The rejection of humanitarian aid from Taiwan apparently occurred shortly before China announced that it would stop counting “mild” coronavirus cases towards its official tally, even including individuals who had tested positive for carrying the virus in their system. Chinese officials never clarified how to distinguish a “mild” confirmed coronavirus case from a “severe” one, a significant question given many reports of hospitals beginning to reject anyone who appeared to have coronavirus infection symptoms.

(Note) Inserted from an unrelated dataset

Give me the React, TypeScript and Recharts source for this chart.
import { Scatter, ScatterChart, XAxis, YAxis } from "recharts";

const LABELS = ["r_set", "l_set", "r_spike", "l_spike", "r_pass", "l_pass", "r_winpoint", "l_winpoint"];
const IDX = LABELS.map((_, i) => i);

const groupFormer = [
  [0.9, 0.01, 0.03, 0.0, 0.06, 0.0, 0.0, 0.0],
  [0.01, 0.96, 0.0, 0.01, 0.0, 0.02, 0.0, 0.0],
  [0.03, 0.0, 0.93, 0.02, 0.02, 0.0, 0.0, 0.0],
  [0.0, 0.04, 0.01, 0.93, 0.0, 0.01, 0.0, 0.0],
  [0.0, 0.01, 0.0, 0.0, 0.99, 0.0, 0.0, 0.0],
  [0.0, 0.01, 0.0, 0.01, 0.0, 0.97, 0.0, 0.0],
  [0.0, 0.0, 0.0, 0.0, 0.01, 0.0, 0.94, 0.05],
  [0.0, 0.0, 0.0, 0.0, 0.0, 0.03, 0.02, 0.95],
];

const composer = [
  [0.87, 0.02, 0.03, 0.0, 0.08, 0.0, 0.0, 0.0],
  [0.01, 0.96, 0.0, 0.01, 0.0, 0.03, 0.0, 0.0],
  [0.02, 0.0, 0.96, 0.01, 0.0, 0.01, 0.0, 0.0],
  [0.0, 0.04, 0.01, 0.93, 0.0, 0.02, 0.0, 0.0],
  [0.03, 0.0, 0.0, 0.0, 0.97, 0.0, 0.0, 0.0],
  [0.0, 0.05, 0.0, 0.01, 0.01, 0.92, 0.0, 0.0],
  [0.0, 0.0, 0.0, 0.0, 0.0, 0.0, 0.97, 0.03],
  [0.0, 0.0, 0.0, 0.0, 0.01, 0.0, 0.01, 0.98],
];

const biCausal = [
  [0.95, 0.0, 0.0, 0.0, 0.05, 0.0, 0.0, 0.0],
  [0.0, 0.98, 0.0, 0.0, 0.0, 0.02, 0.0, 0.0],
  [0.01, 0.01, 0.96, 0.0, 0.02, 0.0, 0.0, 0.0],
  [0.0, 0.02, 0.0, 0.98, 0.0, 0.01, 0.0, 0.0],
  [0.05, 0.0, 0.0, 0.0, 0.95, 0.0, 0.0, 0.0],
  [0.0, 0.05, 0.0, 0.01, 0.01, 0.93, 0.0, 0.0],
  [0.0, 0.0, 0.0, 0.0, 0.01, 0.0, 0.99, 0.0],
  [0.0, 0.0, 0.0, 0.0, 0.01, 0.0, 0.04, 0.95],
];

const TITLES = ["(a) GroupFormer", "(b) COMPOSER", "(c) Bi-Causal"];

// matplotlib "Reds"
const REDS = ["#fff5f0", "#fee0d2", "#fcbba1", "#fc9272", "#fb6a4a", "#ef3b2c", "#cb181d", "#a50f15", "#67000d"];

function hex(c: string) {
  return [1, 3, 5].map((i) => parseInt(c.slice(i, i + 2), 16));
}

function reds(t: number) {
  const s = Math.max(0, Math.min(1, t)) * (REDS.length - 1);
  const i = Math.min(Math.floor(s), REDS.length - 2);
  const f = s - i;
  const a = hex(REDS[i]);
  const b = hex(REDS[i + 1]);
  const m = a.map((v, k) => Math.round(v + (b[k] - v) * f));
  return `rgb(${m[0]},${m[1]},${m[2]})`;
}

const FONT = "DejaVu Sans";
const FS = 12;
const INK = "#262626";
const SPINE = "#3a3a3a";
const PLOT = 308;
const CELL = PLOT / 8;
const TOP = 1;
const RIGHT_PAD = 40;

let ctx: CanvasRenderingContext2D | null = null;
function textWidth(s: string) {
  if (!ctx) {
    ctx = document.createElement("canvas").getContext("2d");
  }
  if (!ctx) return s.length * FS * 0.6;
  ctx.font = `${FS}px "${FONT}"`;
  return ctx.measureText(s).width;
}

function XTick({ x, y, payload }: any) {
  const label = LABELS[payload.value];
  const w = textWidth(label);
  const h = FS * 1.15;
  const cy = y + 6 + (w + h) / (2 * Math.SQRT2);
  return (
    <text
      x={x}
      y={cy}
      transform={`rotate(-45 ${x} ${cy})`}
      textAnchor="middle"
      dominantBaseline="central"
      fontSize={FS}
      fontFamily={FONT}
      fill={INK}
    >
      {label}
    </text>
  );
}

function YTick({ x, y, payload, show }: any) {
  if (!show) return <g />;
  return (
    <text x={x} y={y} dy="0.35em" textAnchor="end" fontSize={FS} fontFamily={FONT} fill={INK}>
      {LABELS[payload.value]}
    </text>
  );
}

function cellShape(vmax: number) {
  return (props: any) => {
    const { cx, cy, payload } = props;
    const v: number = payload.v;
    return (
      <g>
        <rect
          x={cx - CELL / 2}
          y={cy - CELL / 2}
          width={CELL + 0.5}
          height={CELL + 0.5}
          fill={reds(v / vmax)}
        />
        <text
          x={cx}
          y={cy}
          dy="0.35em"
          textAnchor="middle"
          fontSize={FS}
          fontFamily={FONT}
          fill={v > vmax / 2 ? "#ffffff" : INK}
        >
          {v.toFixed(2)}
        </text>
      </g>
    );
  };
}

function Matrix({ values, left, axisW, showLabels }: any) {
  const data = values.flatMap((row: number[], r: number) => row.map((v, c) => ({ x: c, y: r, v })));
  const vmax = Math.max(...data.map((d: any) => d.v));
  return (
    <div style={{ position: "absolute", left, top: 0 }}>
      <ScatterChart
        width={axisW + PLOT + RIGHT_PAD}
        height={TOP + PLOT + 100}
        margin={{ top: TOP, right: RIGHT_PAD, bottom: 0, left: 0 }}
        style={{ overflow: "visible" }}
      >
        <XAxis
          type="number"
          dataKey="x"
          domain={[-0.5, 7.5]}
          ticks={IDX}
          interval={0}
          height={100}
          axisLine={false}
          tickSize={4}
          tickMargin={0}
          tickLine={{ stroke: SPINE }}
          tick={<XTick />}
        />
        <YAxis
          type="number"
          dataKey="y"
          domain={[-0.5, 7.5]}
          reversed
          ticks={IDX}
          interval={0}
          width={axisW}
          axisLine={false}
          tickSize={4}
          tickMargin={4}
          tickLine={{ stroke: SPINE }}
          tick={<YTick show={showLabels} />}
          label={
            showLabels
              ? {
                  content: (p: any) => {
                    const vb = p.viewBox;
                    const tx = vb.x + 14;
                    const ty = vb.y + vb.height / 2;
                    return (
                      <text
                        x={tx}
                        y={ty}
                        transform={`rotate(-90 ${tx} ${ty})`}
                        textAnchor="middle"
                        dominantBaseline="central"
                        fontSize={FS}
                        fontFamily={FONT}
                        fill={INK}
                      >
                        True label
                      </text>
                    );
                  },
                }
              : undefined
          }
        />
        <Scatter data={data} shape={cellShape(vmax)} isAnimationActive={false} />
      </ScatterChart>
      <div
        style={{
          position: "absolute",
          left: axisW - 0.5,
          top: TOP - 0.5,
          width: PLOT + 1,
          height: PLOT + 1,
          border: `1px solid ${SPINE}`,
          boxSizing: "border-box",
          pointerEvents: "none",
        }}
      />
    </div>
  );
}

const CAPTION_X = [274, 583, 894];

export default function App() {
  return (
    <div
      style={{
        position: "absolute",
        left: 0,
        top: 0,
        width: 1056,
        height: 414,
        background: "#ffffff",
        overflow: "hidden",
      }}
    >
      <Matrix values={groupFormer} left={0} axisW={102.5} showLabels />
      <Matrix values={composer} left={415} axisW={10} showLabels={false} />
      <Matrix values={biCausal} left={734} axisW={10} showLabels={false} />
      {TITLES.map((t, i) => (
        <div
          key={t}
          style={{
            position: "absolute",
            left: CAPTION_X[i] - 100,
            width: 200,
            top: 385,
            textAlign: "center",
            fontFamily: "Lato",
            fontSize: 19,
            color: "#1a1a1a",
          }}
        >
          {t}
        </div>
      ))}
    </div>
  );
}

China’s irregular way of counting coronavirus cases may have resulted in an official death count over ten times smaller than the real number of people who died, multiple outlets reported on Monday. The Communist Party, signaling the reopening of Hubei province, allowed people in Wuhan to collect the ashes of the dead for the first time this weekend. Reports from Wuhan’s seven funeral homes suggest between 30,000 and 45,000 people died in the past three months, significantly more than the about 3,500 deaths the government claims occurred as a result of the Wuhan virus.
These March numbers correspond to estimates attempted by the Epoch Times in February using interviews with anonymous funeral directors in Wuhan, who said they were creating four to five times the number of bodies they typically see on a daily basis.
In contrast to China – which, if the numbers using urn tallies this week are correct, is far and away the deadliest country to be diagnosed with coronavirus in – Taiwan has largely contained its internal outbreak. Taiwan has the luxury of being an island, but as it has close proximity to China, was also at high risk of an epidemic. Taiwanese officials used public health infrastructure designed during the 2003 SARS outbreak, and a hearty distrust of the Communist Party, to begin targeting and isolating individuals who might be carrying the virus early. Taiwan also limited travel to and from China and began taking safety precautions long before China confirmed the existence of the new virus in late January. Scientists have traced the first Wuhan coronavirus case back to November 2019.
Despite its success in containing the virus, Taiwan is still not a member of the WHO and protested yet again on Monday that the WHO has not shared pivotal medical data with the country, as it has claimed to. The WHO claims that, since it falsely considers Taiwan a province of China, all the information it provides to the Communist Party trickles down to Taipei. It also lumps Taiwan’s coronavirus cases into the official tally of the People’s Republic of China, therefore saddling Taipei with the tens of thousands of cases that Beijing is responsible for.
The WHO has largely responded dismissively or furtively to demands from journalists for clarity on its status with Taiwan. On Saturday, WHO doctor Bruce Aylward, repeatedly pretended he could not hear a question about Taiwan, blaming allegedly poor reception via videolink, then ignored the question entirely.
“Later when the call was reconnected, the presenter asked him to comment on Taiwan’s progress in containing the virus. Aylward replied that all areas of China have done well and wished Hong Kong luck in its efforts,” Canada’s National Post noted.
Last week, the Taiwanese government revealed that it had notified the WHO early of evidence of a viral outbreak spiraling out of control in China, but the WHO rejected Taiwan’s warning.
“Taiwan did report our concern on the severity of coronavirus last December to the WHO,” Taiwan’s representative office in Washington told Breitbart News in a statement. “But as a rule, our reporting is always a one-way street. WHO mostly ignored our messages and never shared information as they do to other countries.”